─── Extracted records

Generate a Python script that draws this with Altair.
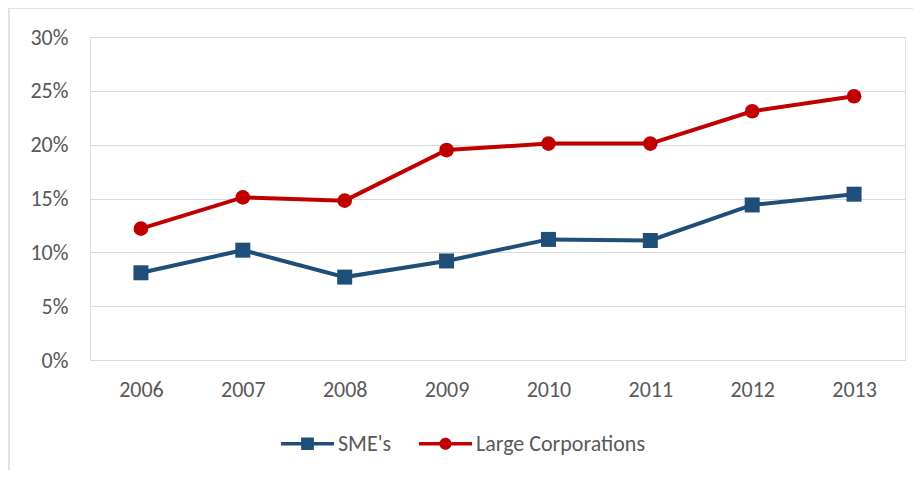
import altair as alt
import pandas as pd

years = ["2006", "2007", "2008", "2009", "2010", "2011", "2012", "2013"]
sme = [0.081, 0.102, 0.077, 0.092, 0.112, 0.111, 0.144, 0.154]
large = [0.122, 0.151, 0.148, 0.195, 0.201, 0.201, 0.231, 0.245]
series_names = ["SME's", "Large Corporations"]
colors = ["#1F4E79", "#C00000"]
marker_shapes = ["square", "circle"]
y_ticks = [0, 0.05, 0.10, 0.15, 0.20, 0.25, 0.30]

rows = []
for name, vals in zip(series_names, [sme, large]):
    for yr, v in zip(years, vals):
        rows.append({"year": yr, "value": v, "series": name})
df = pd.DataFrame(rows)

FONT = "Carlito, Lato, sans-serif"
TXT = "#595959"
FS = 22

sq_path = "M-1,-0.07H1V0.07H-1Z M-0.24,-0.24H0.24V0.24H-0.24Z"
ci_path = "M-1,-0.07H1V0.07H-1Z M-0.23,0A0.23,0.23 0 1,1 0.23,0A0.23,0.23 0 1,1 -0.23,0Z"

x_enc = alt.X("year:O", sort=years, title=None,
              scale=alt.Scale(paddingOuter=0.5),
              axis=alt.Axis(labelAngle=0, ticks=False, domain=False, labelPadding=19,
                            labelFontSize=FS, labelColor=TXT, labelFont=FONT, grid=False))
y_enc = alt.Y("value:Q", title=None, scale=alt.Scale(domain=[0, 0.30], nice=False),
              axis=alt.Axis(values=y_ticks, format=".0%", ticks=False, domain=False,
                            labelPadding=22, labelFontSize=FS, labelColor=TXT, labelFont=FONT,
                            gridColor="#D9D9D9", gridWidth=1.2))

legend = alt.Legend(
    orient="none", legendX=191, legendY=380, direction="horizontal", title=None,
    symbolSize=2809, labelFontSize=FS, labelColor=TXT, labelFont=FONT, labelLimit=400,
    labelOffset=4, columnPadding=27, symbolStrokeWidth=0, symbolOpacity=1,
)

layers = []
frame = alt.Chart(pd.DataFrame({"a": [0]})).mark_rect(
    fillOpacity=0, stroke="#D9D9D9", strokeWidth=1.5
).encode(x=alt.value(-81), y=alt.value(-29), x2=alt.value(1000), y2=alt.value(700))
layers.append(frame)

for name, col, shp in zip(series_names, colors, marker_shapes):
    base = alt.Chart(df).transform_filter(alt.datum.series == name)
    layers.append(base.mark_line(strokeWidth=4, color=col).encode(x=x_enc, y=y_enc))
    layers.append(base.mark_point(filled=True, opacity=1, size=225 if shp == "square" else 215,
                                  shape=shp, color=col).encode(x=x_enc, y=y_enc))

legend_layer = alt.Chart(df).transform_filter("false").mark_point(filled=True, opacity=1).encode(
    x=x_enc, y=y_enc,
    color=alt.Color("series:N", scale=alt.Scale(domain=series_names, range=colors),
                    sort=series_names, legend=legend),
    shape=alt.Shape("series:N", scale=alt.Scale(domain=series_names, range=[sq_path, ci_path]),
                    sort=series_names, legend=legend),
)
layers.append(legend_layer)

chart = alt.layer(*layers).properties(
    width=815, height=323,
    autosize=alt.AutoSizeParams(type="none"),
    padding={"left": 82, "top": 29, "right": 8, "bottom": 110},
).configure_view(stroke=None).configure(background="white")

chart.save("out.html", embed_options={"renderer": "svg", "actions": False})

──────
─── Extracted records

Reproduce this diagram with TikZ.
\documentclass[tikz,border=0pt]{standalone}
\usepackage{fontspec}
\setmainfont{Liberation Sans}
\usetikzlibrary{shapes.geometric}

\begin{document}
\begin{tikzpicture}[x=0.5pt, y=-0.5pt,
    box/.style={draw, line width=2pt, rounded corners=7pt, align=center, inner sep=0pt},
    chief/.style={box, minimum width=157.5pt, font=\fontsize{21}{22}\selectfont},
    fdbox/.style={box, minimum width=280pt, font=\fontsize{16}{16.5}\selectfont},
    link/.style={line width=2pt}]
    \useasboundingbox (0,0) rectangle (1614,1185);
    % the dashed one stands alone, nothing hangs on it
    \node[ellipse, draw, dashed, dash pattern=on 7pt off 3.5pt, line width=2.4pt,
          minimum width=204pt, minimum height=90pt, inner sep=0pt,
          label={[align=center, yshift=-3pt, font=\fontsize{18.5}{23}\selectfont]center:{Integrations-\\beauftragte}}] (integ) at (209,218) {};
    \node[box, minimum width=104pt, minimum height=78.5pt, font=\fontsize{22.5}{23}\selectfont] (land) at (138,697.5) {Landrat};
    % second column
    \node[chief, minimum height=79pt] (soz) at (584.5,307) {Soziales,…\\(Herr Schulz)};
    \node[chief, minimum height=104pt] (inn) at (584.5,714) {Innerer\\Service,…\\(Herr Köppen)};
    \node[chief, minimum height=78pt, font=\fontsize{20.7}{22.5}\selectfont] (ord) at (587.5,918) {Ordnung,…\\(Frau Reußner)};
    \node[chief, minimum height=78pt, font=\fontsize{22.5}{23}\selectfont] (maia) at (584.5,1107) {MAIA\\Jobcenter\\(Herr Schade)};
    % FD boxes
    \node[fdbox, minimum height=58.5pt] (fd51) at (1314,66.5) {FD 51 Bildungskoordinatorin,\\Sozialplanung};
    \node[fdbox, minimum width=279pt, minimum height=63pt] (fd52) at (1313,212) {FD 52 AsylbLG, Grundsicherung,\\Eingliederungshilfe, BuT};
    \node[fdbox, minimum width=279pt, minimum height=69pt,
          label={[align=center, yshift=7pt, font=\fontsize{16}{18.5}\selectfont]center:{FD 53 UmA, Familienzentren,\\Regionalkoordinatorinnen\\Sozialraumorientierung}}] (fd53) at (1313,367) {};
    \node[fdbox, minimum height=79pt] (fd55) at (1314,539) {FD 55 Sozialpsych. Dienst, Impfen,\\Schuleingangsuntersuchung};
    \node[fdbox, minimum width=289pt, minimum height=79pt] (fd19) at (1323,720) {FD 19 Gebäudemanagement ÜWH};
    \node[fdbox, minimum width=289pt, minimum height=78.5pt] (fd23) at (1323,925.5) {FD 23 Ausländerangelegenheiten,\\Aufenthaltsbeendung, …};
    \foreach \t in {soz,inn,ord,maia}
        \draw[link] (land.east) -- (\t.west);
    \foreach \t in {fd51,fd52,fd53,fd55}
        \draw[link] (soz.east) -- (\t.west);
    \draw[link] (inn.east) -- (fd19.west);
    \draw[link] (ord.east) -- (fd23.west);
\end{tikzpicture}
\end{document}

──────

▶ [What the exercise asks]: The lines to reproduce run from the one above containing "Generate a Python" through the one containing "M-0.23,0A0.23,0.23 0 1,1". Copy them exactly and leave out all pictures.

▶ [Problem solution]:
Generate a Python script that draws this with Altair.
import altair as alt
import pandas as pd

years = ["2006", "2007", "2008", "2009", "2010", "2011", "2012", "2013"]
sme = [0.081, 0.102, 0.077, 0.092, 0.112, 0.111, 0.144, 0.154]
large = [0.122, 0.151, 0.148, 0.195, 0.201, 0.201, 0.231, 0.245]
series_names = ["SME's", "Large Corporations"]
colors = ["#1F4E79", "#C00000"]
marker_shapes = ["square", "circle"]
y_ticks = [0, 0.05, 0.10, 0.15, 0.20, 0.25, 0.30]

rows = []
for name, vals in zip(series_names, [sme, large]):
    for yr, v in zip(years, vals):
        rows.append({"year": yr, "value": v, "series": name})
df = pd.DataFrame(rows)

FONT = "Carlito, Lato, sans-serif"
TXT = "#595959"
FS = 22

sq_path = "M-1,-0.07H1V0.07H-1Z M-0.24,-0.24H0.24V0.24H-0.24Z"
ci_path = "M-1,-0.07H1V0.07H-1Z M-0.23,0A0.23,0.23 0 1,1 0.23,0A0.23,0.23 0 1,1 -0.23,0Z"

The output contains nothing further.